Innovation isn’t new, it has been a business buzzword for years, Harmeyer said. “We’ve all read about it in business magazines and heard the reports on financial news stations. Harvard Business School professors lecture on it at conferences and scores of books address it. And the same companies are consistently held up as the elite innovators Apple, Google, Nintendo, JetBlue, Toyota, Target (and today again, WalMart). And there are hundreds and even thousands more you’ve never heard of, visionary companies that are seizing the opportunities (yes, opportunities) presented by the current economic phase, breaking the rules, establishing new standards, delivering incredible value, and then starting that process all over again…and again, and again.”

The two partners say that the innovation imperative doesn’t just apply to businesses. It also is a challenge that faces individuals as well. “The time to develop an innovation orientation is not tomorrow or next week or in the third quarter.
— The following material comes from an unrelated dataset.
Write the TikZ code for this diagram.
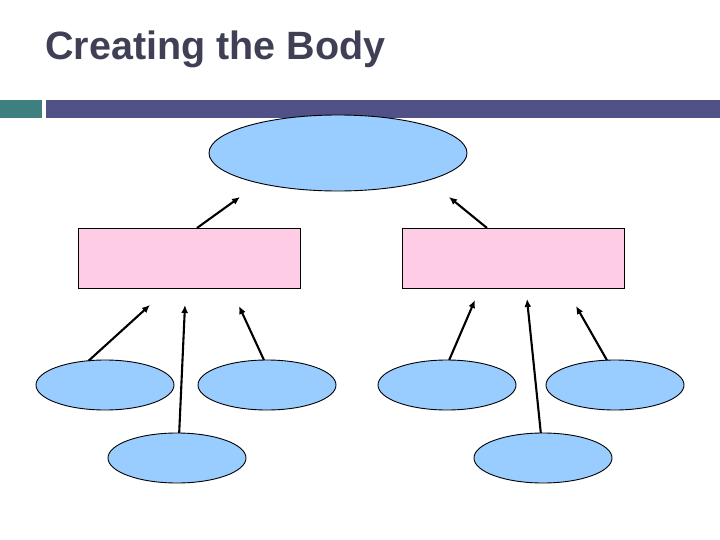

It’s now.”

Entrepreneurship transforms dreams into profits.
There’s a misconception that people who can’t find work jump into entrepreneurship; however, statistics show that 76 percent of establishments of new businesses in 2003 were due to an aspiration to chase openings, according to canadiantradeenclave.ca.

Entrepreneurship is challenging task but the rewards it gives are often more than what an individual expects.

Entrepreneurship actually provides employment and helps the economy. It also contributes toward research and development and creates wealth for nations and individuals as well. “The business as well as the entrepreneur contributes in some way to the economy . . . in the form of products or services, by boosting the GDP rates or tax contributions. Their ideas, thoughts, and inventions are also a great help to the nation.”

“We can conclude that the higher the level of entrepreneurship is in the nation, the higher is its level of development,” “The crux motive of entrepreneurship is to transform the dreams into a profitable truth . . . Entrepreneurship strengthens the economic growth of a nation, as well as gives power to society, speeds up modernization and transforms the way of thinking of the common man.”